The men were inside, reflecting on the meal, the day, and their lives in between a sip of heated sake that I brought as a gift. Grandpa would talk and everyone listens, asks questions, and tries to remember. These elders will not be around forever, but the stories of their lives, and the lives of their elders must survive, and be passed on to the younger ones. These question and answer sessions, which have gone on for centuries, in between sips of rice wine, are a part of the rituals that has survived the test of time, of distance, and cultures. It goes on today, as it did a millennium ago.
The women, in their own groups, are passing on the rights of womanhood from mother to daughter, grandma to granddaughter. My little girl is witnessing the rituals of empowerment. Something that she doesn't see often in this culture in the United States.
This is all happening right here in Oregon. The only reminder that we are in the United State comes from the realization that an Isuzu Trooper is parked in the driveway, the microwave oven is in the kitchen, and there is a 27 inch television where the children are watching Disney's Anastasia.

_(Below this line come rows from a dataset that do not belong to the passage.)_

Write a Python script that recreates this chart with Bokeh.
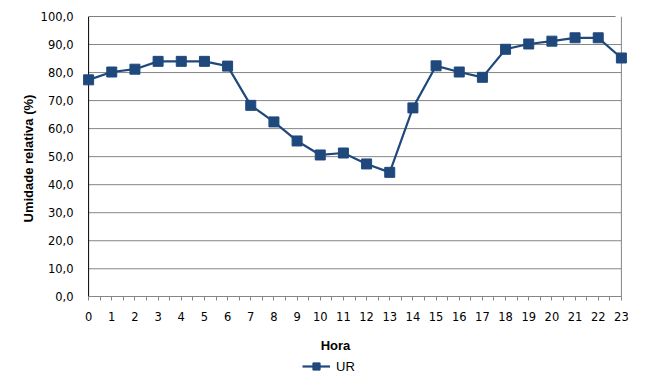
from bokeh.plotting import figure
from bokeh.models import Range1d, Legend, LegendItem, Label, FixedTicker, LinearAxis, Title
from bokeh.embed import file_html
from bokeh.resources import INLINE

# ---- data ----
hours = list(range(24))
ur = [77.4, 80.2, 81.2, 84.0, 84.0, 84.0, 82.3, 68.3, 62.4, 55.6, 50.6, 51.3,
      47.4, 44.4, 67.4, 82.4, 80.2, 78.3, 88.3, 90.2, 91.2, 92.4, 92.4, 85.2]
y_ticks = [0, 10, 20, 30, 40, 50, 60, 70, 80, 90, 100]
y_tick_labels = ["0,0", "10,0", "20,0", "30,0", "40,0", "50,0", "60,0",
                 "70,0", "80,0", "90,0", "100,0"]
series_name = "UR"
x_title = "Hora"
y_title = "Umidade relativa (%)"

BLUE = "#1F497D"
GRID = "#868686"
TICK_FONT = "DejaVu Sans"
TITLE_FONT = "Liberation Sans"

pad = 0.35
below = 32  # room below the 0 line, inside the frame, for labels and legend
p = figure(frame_width=549, frame_height=370,
           x_range=Range1d(hours[0] - pad, hours[-1] + pad),
           y_range=Range1d(y_ticks[0] - below, y_ticks[-1]),
           x_axis_location=None,
           output_backend="svg", toolbar_location=None,
           min_border_left=80, min_border_right=20,
           min_border_top=16, min_border_bottom=0)
p.outline_line_color = None
p.xgrid.visible = False
p.ygrid.visible = False
p.background_fill_color = "white"
p.border_fill_color = "white"

# gridlines
p.segment(x0=hours[0], x1=hours[-1], y0=y_ticks[1:-1], y1=y_ticks[1:-1],
          line_color=GRID, line_width=1)
# top border (black), right border (grey), left axis line (black)
p.segment(x0=[hours[0]], x1=[hours[-1] - 0.25], y0=[y_ticks[-1]], y1=[y_ticks[-1]],
          line_color="black", line_width=1)
p.segment(x0=[hours[-1]], x1=[hours[-1]], y0=[y_ticks[0]], y1=[y_ticks[-1]],
          line_color=GRID, line_width=1)
p.segment(x0=[hours[0]], x1=[hours[0]], y0=[y_ticks[0]], y1=[y_ticks[-1]],
          line_color="black", line_width=1)

# data
r_line = p.line(hours, ur, line_color=BLUE, line_width=2.2)
r_pts = p.scatter(hours, ur, marker="square", size=10, fill_color=BLUE,
                  line_color=BLUE)

# x axis (drawn at y = 0 inside the frame)
xa = LinearAxis(fixed_location=y_ticks[0])
xa.bounds = (hours[0], hours[-1])
xa.ticker = FixedTicker(ticks=hours, minor_ticks=[h + 0.5 for h in hours[:-1]])
xa.axis_line_color = GRID
xa.major_tick_line_color = GRID
xa.minor_tick_line_color = GRID
xa.major_tick_out = 4
xa.major_tick_in = 0
xa.minor_tick_out = 4
xa.minor_tick_in = 0
xa.major_label_standoff = 11
xa.major_label_text_font = TICK_FONT
xa.major_label_text_font_size = "11.5px"
xa.major_label_text_color = "black"
p.add_layout(xa, "below")

# y axis
ya = p.yaxis[0]
ya.bounds = (y_ticks[0], y_ticks[-1])
ya.ticker = FixedTicker(ticks=y_ticks)
ya.major_label_overrides = {t: l for t, l in zip(y_ticks, y_tick_labels)}
ya.axis_line_color = None
ya.major_tick_out = 0
ya.major_tick_in = 0
ya.minor_tick_line_color = None
ya.major_label_standoff = 7
ya.major_label_text_font = TICK_FONT
ya.major_label_text_font_size = "11.5px"
ya.major_label_text_color = "black"

# y title, centred on the 0-100 part of the axis
p.add_layout(Title(text=y_title, align="left", offset=164, standoff=4,
                   vertical_align="bottom",
                   text_font=TITLE_FONT, text_font_size="13px",
                   text_font_style="bold", text_color="black"), "left")

# x title
p.add_layout(Label(x=10.66, y=-17.5, text=x_title, text_align="center",
                   text_baseline="middle", text_font=TITLE_FONT,
                   text_font_size="13px", text_font_style="bold",
                   text_color="black"))

legend = Legend(items=[LegendItem(label=series_name, renderers=[r_line, r_pts])],
                location=(222, 11), orientation="horizontal",
                border_line_color=None, background_fill_alpha=0,
                padding=0, margin=0, glyph_width=28, glyph_height=18,
                label_standoff=6, label_text_font=TITLE_FONT,
                label_text_font_size="13px", label_text_color="black")
p.add_layout(legend)

open("out.html", "w").write(file_html(p, INLINE))
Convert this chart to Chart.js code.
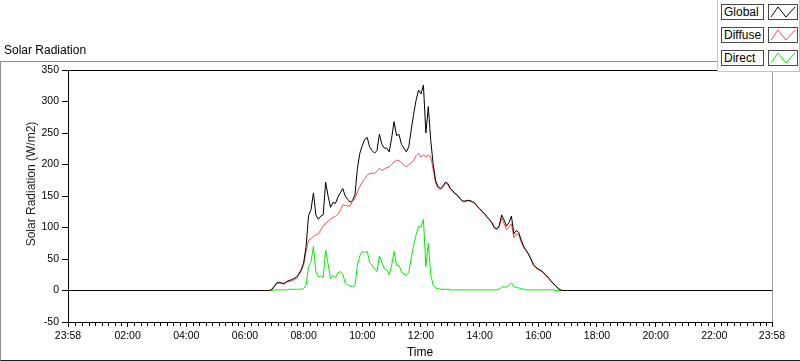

When they go into the Safeway in Wilsonville to shop, people treat them like they were lepers. They make subtle comments, and sometimes even follows them around the store. Even though they own the property, they have been stopped by the local law enforcement and questioned extensively about what they were doing in that neighborhood. It is, after all, a small community. The younger ones pray that the elders won't have to face any of this, and try to shield them from these incidents. At least when they get home, they can go back to being the gentle tribal people who are connected to life through the soil, the elders and the spirits of their ancestors. They have come home, to their new home, which will, for centuries, become the ancestral grounds for the Hmong among us.